Da “Il pane di ieri” di Enzo Bianchi, Ediz. Einaudi, pagg. 47/49 : “La vite come cultura. In una societa’ in cui si conosce il prezzo di ogni cosa ed il valore di nessuna, anche una fatica e una gioia umana antichissima come quella della vendemmia rischia di essere ridotta a cifre: ettolitri di vino prodotto, gradazione media, bilanci ed aspettative dei mercati, prezzi delle bottiglie di annata… E non sono solo le attese di un anno a essere raccolte e caricate sui carri per essere spremute: e’ il frutto di una pazienza ben piu’ antica.
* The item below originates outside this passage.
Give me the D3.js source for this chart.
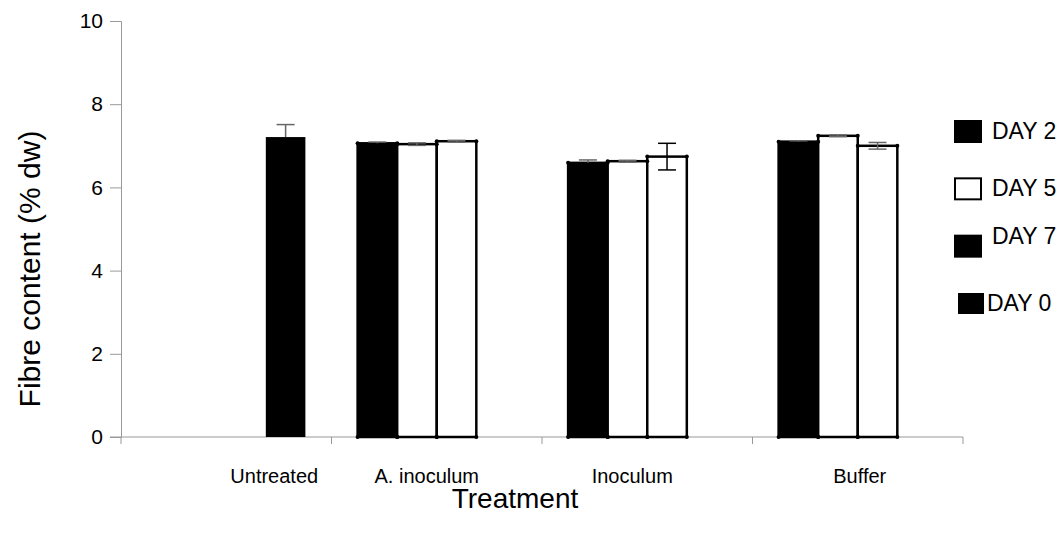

La vigna, infatti, a differenza dei cereali e anche di molte piante da frutto, non e’ una coltivazione immediatamente produttiva: piantare una vigna e’ come fare un matrimonio con la terra, e’ gesto di grande speranza, che non a caso la Bibbia pone come il primo gesto compiuto da Noe’ dopo il diluvio. Significa stipulare un’alleanza con un pezzo di terra, affermare che li’, in quel posto preciso, si vuole dimorare, che ci si prende il tempo di attendere li’ e non altrove i frutti del proprio lavoro: coltura e cultura radicalmente diversa da quella nomadica e’ quella della vigna, una sorta di patto nuziale tra l’uomo e la natura senza il quale non puo’ nascere la cultura.”